The concept of connection is fundamental to craniosacral therapy and to craniosacral therapists who want to attract new clients.
From a physical perspective, we know that every bit of muscle, fiber, and bone is intricately connected to every other one through that paper-thin membrane called fascia.
As a therapist, you tap that fascial connection to release pressure on the central nervous system so the entire body, now free of restriction, can function as it was born to.
In that same way, you can tap your direction of ease to create communication connections with potential clients that naturally releases resistance and inspires them to call you.
Your energetic connection begins with the healthy mindset you adopt as you shift from the idea of selling to serving through your marketing communications.
From there, you move into a physical connection—the way in which you use your materials to connect with potential clients.
One of the most generous ways of connecting is by offering valuable, educational information through a newsletter, either in print or in an email format like this one (called an ezine).
There’s a simple formula for creating a newsletter that forms a strong bond with your prospects. Combine these four distinct elements to create a high-payoff connection:
Element #1: Personal Message from You
Connecting through a newsletter should feel like you’re having a personal conversation with your reader.
You’ll deepen that experience when you open with a short personal message from you. You come across as more open, more accessible. More human. Someone your reader can relate to.
So feel free to open up a bit. You don’t have to share every detail of your life. (Nor should you.) But do give your readers a peek inside.
It’s a personal, powerful way to reinforce the bond you share along the path to full-bodied health.
Element #2: Short Article, Tip, or Client-Outcome Story
It’s easy to get overwhelmed with the idea of writing an article. But the truth is, most people don’t even want to read the kind of opus you might have in mind.
Newsletter articles should be short and focused, especially if it’s delivered via email as an ezine. Shoot for seven hundred words or fewer.

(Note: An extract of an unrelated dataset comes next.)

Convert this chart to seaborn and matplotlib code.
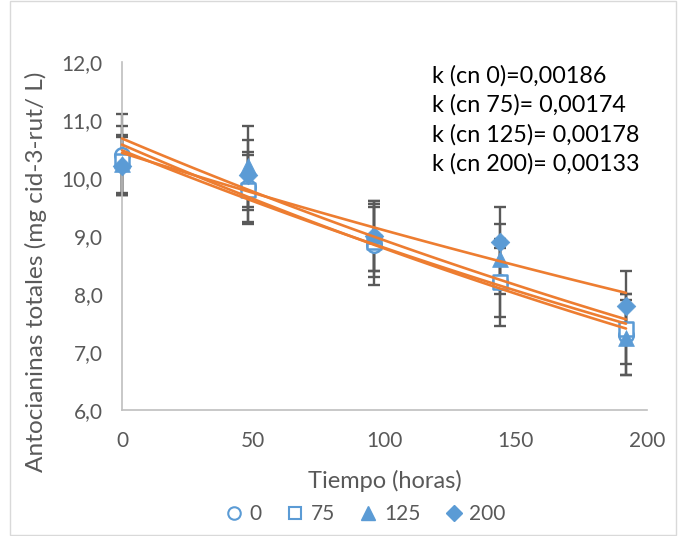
import numpy as np
import pandas as pd
import matplotlib
matplotlib.use("Agg")
import matplotlib.pyplot as plt
import seaborn as sns
from matplotlib.lines import Line2D
from matplotlib.patches import Rectangle

# data
tiempo = [0, 48, 96, 144, 192]
series_names = ["0", "75", "125", "200"]
cn0 = [10.4, 9.85, 8.85, 8.2, 7.3]
cn75 = [10.3, 9.8, 8.9, 8.2, 7.4]
cn125 = [10.25, 10.2, 9.0, 8.6, 7.25]
cn200 = [10.2, 10.05, 9.0, 8.9, 7.8]
err0 = [0.7, 0.6, 0.7, 0.6, 0.7]
err75 = [0.6, 0.6, 0.6, 0.75, 0.6]
err125 = [0.5, 0.7, 0.6, 0.6, 0.65]
err200 = [0.5, 0.6, 0.6, 0.6, 0.6]
k_labels = ["k (cn 0)=0,00186", "k (cn 75)= 0,00174", "k (cn 125)= 0,00178", "k (cn 200)= 0,00133"]
yticks = [6.0, 7.0, 8.0, 9.0, 10.0, 11.0, 12.0]
xticks = [0, 50, 100, 150, 200]

values = [cn0, cn75, cn125, cn200]
errs = [err0, err75, err125, err200]

sns.set_style("white")
plt.rcParams['font.family'] = ['Lato', 'DejaVu Sans']

blue = "#5B9BD5"
orange = "#ED7D31"
gray = "#595959"

fig = plt.figure(figsize=(6.78, 5.36), dpi=100)
ax = fig.add_axes([122/678, 1-410/536, (647-122)/678, (410-62)/536])

df = pd.DataFrame({
    "t": np.tile(tiempo, 4),
    "v": np.concatenate(values),
    "s": np.repeat(series_names, len(tiempo)),
})

# error bars
for v, e in zip(values, errs):
    _, caps, bars = ax.errorbar(tiempo, v, yerr=e, fmt="none", ecolor=gray, elinewidth=1.7,
                                capsize=4.5, capthick=1.7, zorder=1)
    for c in caps:
        c.set_clip_on(False)
    for b in bars:
        b.set_clip_on(False)

markers = {"0": "o", "75": "s", "125": "^", "200": "D"}
sizes = {"0": 110, "75": 110, "125": 130, "200": 90}
for name in series_names:
    sub = df[df.s == name]
    if name in ("0", "75"):
        sns.scatterplot(data=sub, x="t", y="v", marker=markers[name], s=sizes[name],
                        facecolor="white", edgecolor=blue, linewidth=1.8, ax=ax,
                        zorder=3, clip_on=False)
    else:
        sns.scatterplot(data=sub, x="t", y="v", marker=markers[name], s=sizes[name],
                        color=blue, edgecolor=blue, linewidth=0.5, ax=ax,
                        zorder=3, clip_on=False)

# exponential trendlines
xt = np.linspace(0, 192, 100)
tarr = np.array(tiempo, dtype=float)
for v in values:
    b, a = np.polyfit(tarr, np.log(v), 1)
    ax.plot(xt, np.exp(a + b * xt), color=orange, lw=1.9, zorder=4, clip_on=False)

ax.set_xlim(0, 200)
ax.set_ylim(6, 12)
ax.set_xticks(xticks)
ax.set_yticks(yticks)
ax.set_yticklabels([f"{y:.1f}".replace(".", ",") for y in yticks])
ax.set_xticklabels([str(x) for x in xticks])
ax.tick_params(axis="both", length=0, labelsize=15, labelcolor=gray)
ax.tick_params(axis="y", pad=14)
ax.tick_params(axis="x", pad=15)
for s in ["top", "right"]:
    ax.spines[s].set_visible(False)
for s in ["left", "bottom"]:
    ax.spines[s].set_color("#BFBFBF")
    ax.spines[s].set_linewidth(1.2)
ax.set_xlabel("Tiempo (horas)", fontsize=17, color=gray, va="center")
ax.xaxis.set_label_coords(0.5, (410-481)/348)
ax.set_ylabel("Antocianinas totales (mg cid-3-rut/ L)", fontsize=17.6, color=gray, va="center")
ax.yaxis.set_label_coords((36-122)/525, (410-272)/348)

for i, txt in enumerate(k_labels):
    fig.text(432/678, 1 - (76 + 29.3*i)/536, txt, fontsize=16.8, color="#000000",
             va="center", ha="left")

handles = [
    Line2D([], [], linestyle="none", marker="o", markersize=9, markerfacecolor="white",
           markeredgecolor=blue, markeredgewidth=1.5),
    Line2D([], [], linestyle="none", marker="s", markersize=9, markerfacecolor="white",
           markeredgecolor=blue, markeredgewidth=1.5),
    Line2D([], [], linestyle="none", marker="^", markersize=10, color=blue),
    Line2D([], [], linestyle="none", marker="D", markersize=8, color=blue),
]
leg = fig.legend(handles, series_names, loc="center", bbox_to_anchor=(362/678, 1-514/536),
                 ncol=4, frameon=False, fontsize=15, handletextpad=0.0,
                 columnspacing=0.85, handlelength=1.5)
for t in leg.get_texts():
    t.set_color(gray)

fig.patches.append(Rectangle((10/678, 0.002), 1-12/678, 0.996, transform=fig.transFigure,
                             fill=False, edgecolor="#D9D9D9", lw=1))

fig.savefig("out.png", dpi=100)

To help, imagine you’re peering into a house through a keyhole. You know there’s a whole room on the other side. But you can only see one tiny spot right there in front of you.
Focus your writing on that one tiny spot and let all the other ideas fade away. Then you’ll have a satisfying, bite-sized article your readers can put to good use.
If you still can’t find your way to writing short, helpful articles, consider using health tips or client-outcome stories that clearly show the before-and-after potential of your work.
They’ll position you as an educated ally in your prospect’s health and well-being.
Element #3: Short Bio
What makes you the best practitioner for your ideal client? Share that in a short bio.
Yes, you can include your years of training and experience. But also be sure to say who you love to help, what that person is struggling with, and what she gets out of working with you.
That lends your bio valuable context that instantly allows your reader to select herself—or someone she knows—for your services.
Element #4: Tell Your Reader Her Next Step
Once your reader knows that you offer something she needs, she needs to know what to do next.
This is where it pays to remember that touch therapy is an intimate relationship. Someone who’s been reading your newsletter for awhile may feel like she knows you, likes you, and trusts you. Yet it’s still a big leap to go from reading an article to lying on your treatment table.
Bridge that gap by offering a short, complimentary phone consult so your ideal candidate can find out firsthand how your therapy can help her.
Add 5 Grams: Connect on a Consistent Basis
Once you’ve got the four-part formula down, deepen the connection by reaching out to your potential clients on a regular basis.
How often? At least once a month.
By reaching out once a month or more, your prospect is more likely to remember who you are. And each message builds on the one before it, expanding her understanding of your expertise.
Then, when your prospect needs the help you deliver, you’re the first person she calls. That’s when you enjoy the payoff of a healthy communications connection.